A short biography of Elizabeth Blackwell

Born in Bristol in 1821, Elizabeth and her family emigrated to America when she was 11 years old. Unfortunately her father, Samuel, died in 1838 leaving his wife and nine children in financial difficulties. After his death, Elizabeth and her sisters began teaching and set up a school to provide the family with financial stability. However, when a family friend became terminally ill and claimed she would have received more considerate treatment from a female doctor, Elizabeth became determined to train as a physician.

She applied to numerous medical colleges and was rejected by all but one, Geneva Medical College in New York. The faculty, assuming that the all-male student body would never agree to a woman joining their ranks, allowed them to vote on her admission. As a joke, they voted “yes," and she gained admittance in 1847. Two years later, after facing much resentment and prejudice, Elizabeth Blackwell became the first woman to receive an M.D. degree from an American medical school.

Elizabeth worked in clinics in Paris and London for two years, and studied midwifery at La Maternité where unfortunately she contracted purulent opthalmia causing her to lose the sight in one eye and dashing her dreams of becoming a surgeon.

Not to be discouraged, she returned to America in 1851 and established a medical practice in New York. In 1853 she opened her own dispensary. Her sister Emily, who had also qualified as a doctor, joined her and together with Dr Marie Zakrzewska, they opened the New York Infirmary for Women and Children in 1857.

Elizabeth made several trips back to England to raise funds and to try to establish a parallel infirmary project there. It was during a trip to England in 1859 that she became the first woman to have her name entered in the British General Medical Council's medical register.

During the 1860s and 1870s, Elizabeth Blackwell continued to rally support in Britain for the acceptance of women in medicine. She raised sufficient backing in America to add a women's medical school to her New York women's hospital, which opened in November 1868.

She decided to move back to Britain in 1869 where she continued to campaign for reform and change in the medical profession.

She founded the National Health Society in 1871 which aimed to educate people about the benefits of hygiene and healthy lifestyles. Their motto ‘Prevention is better than Cure' is a phrase that still rings true and is regularly used by medical professionals and the general public.

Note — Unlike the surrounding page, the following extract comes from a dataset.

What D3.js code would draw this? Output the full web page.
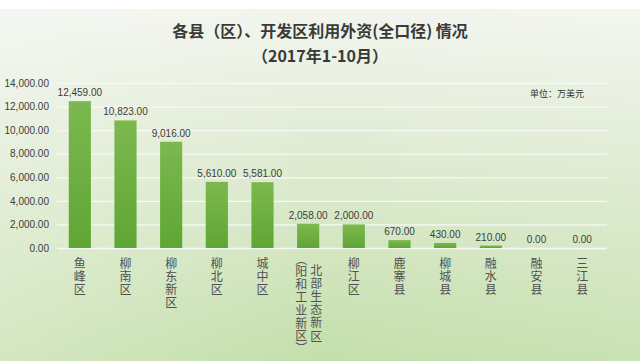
<!DOCTYPE html>
<html><head><meta charset="utf-8">
<script src="https://cdn.jsdelivr.net/npm/d3@7/dist/d3.min.js"></script>
<style>
html,body{margin:0;padding:0;background:#fff;}
svg{display:block;}
</style></head>
<body><svg id="c" width="640" height="361"></svg>
<script>
const categories = ["鱼峰区","柳南区","柳东新区","柳北区","城中区","北部生态新区（阳和工业新区）","柳江区","鹿寨县","柳城县","融水县","融安县","三江县"];
const values = [12459, 10823, 9016, 5610, 5581, 2058, 2000, 670, 430, 210, 0, 0];
const yTicks = [0, 2000, 4000, 6000, 8000, 10000, 12000, 14000];
const title1 = "各县（区）、开发区利用外资(全口径) 情况";
const title2 = "（2017年1-10月）";
const unitText = "单位：万美元";

const svg = d3.select("#c");
const W = 640, H = 361;
const defs = svg.append("defs");
const bg = defs.append("linearGradient").attr("id","bg").attr("x1",0).attr("y1",0).attr("x2",0).attr("y2",1);
bg.append("stop").attr("offset","0%").attr("stop-color","#f3f6f0");
bg.append("stop").attr("offset","30%").attr("stop-color","#e5eedb");
bg.append("stop").attr("offset","100%").attr("stop-color","#c4dfab");
const bgx = defs.append("linearGradient").attr("id","bgx").attr("x1",0).attr("y1",0).attr("x2",1).attr("y2",0);
bgx.append("stop").attr("offset","0%").attr("stop-color","#ffffff").attr("stop-opacity",0.25);
bgx.append("stop").attr("offset","50%").attr("stop-color","#ffffff").attr("stop-opacity",0);
bgx.append("stop").attr("offset","100%").attr("stop-color","#ffffff").attr("stop-opacity",0.1);
const bar = defs.append("linearGradient").attr("id","bar").attr("x1",0).attr("y1",0).attr("x2",0).attr("y2",1);
bar.append("stop").attr("offset","0%").attr("stop-color","#7cb84f");
bar.append("stop").attr("offset","100%").attr("stop-color","#5fa634");

svg.append("rect").attr("width",W).attr("height",H).attr("fill","url(#bg)");
svg.append("rect").attr("width",W).attr("height",H).attr("fill","url(#bgx)");
svg.append("rect").attr("width",W).attr("height",9).attr("fill","#ffffff");

const x = d3.scaleBand().domain(categories).range([57, 605]).paddingInner(0.515).paddingOuter(0.2575);
const y = d3.scaleLinear().domain([0, 14000]).range([248, 83]);

// gridlines
svg.append("g").selectAll("line").data(yTicks).join("line")
  .attr("x1",57).attr("x2",607)
  .attr("y1",d=>y(d)+0.5).attr("y2",d=>y(d)+0.5)
  .attr("stroke","#f7faf3").attr("stroke-width",1.3);

// y axis labels
const yAxis = d3.axisLeft(y).tickValues(yTicks).tickSize(0).tickPadding(0)
  .tickFormat(d3.format(",.2f"));
const ga = svg.append("g").attr("transform","translate(49,0)").call(yAxis);
ga.select(".domain").remove();
ga.selectAll("text").attr("font-family","'Liberation Sans Narrow','Liberation Sans',Arial,sans-serif")
  .attr("font-size",10).attr("fill","#3c3c3c");

// bars
svg.append("g").selectAll("rect").data(values).join("rect")
  .attr("x",(d,i)=>x(categories[i]))
  .attr("width",x.bandwidth())
  .attr("y",d=>y(d))
  .attr("height",d=>y(0)-y(d))
  .attr("fill","url(#bar)");

// value labels
svg.append("g").selectAll("text").data(values).join("text")
  .attr("x",(d,i)=>x(categories[i])+x.bandwidth()/2)
  .attr("y",d=>y(d)-5)
  .attr("text-anchor","middle")
  .attr("font-family","'Liberation Sans Narrow','Liberation Sans',Arial,sans-serif")
  .attr("font-size",10).attr("fill","#3c3c3c")
  .text(d=>d3.format(",.2f")(d));

// category labels (vertical)
const cg = svg.append("g");
categories.forEach((c,i)=>{
  const cx = x(c)+x.bandwidth()/2;
  let cols;
  const k = c.indexOf("（");
  if (k>0) cols = [{t:c.slice(0,k), dx:8, y0:264, ls:1.2}, {t:c.slice(k), dx:-7, y0:259, ls:0.8}];
  else cols = [{t:c, dx:0, y0:257, ls:1.2}];
  cols.forEach(col=>{
    cg.append("text")
      .attr("x",cx+col.dx).attr("y",col.y0)
      .style("writing-mode","vertical-rl")
      .style("font-feature-settings","'vhal' 1")
      .attr("letter-spacing",col.ls)
      .attr("font-family","'Noto Sans CJK SC',sans-serif")
      .attr("font-size",12).attr("fill","#505050")
      .text(col.t);
  });
});

// titles
svg.append("text").attr("x",320).attr("y",37).attr("text-anchor","middle")
  .attr("font-family","'Noto Sans CJK SC',sans-serif").attr("font-weight","bold")
  .attr("font-size",16).attr("fill","#3a3a3a").text(title1);
svg.append("text").attr("x",320).attr("y",62).attr("text-anchor","middle")
  .attr("font-family","'Noto Sans CJK SC',sans-serif").attr("font-weight","bold")
  .attr("font-size",16).attr("fill","#3a3a3a").text(title2);
svg.append("text").attr("x",530).attr("y",97)
  .attr("font-family","'Noto Sans CJK SC',sans-serif")
  .attr("font-size",9).attr("fill","#333").text(unitText);
</script></body></html>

Elizabeth had set up a private practice in London in 1870. She campaigned alongside others for the admission of women to medical degrees but it was not until 1876 that the legislation was passed. Meanwhile in 1874, Elizabeth Blackwell and British physicians Sophia Jex-Blake & Elizabeth Garret Anderson established the London School of Medicine for Women, with the primary goal of preparing women for the licensing exam of Apothecaries Hall. In 1875 Elizabeth was appointed professor of gynaecology.

Elizabeth wrote and published many books and pamphlets about health and medicine and over the next forty years was involved in a number of reform movements including moral reform, sexual purity, hygiene, and medical education, preventative medicine, sanitation, family planning, women's suffrage, the abolition of prostitution and white slavery, morality in government, and the liberalisation of Victorian prudery.

Elizabeth Blackwell did not actively practice medicine during the last two decades of her life, but she remained a tireless worker for these causes.

She had battled all her life and her successes had been monumental. She had won the enthusiastic support of some prominent medical figures—and the grudging acceptance of women into medicine. In 1881, there were only 25 female doctors registered in England and Wales but by 1911 there were 495 registered.

Elizabeth Blackwell died in Hastings, England, on 31 May 1910.

Portrait of Elizabeth Blackwell
The young Elizabeth Blackwell

The idea of winning a doctor’s degree gradually assumed the aspect of a great moral struggle, and the moral fight possessed immense attraction for me.

Elizabeth Blackwell
Painting of the New York infirmary
The New York Infirmary for Women and Children (later the New York Infirmary and Women's Medical College)

If society will not admit of woman's free development then society must be remodelled.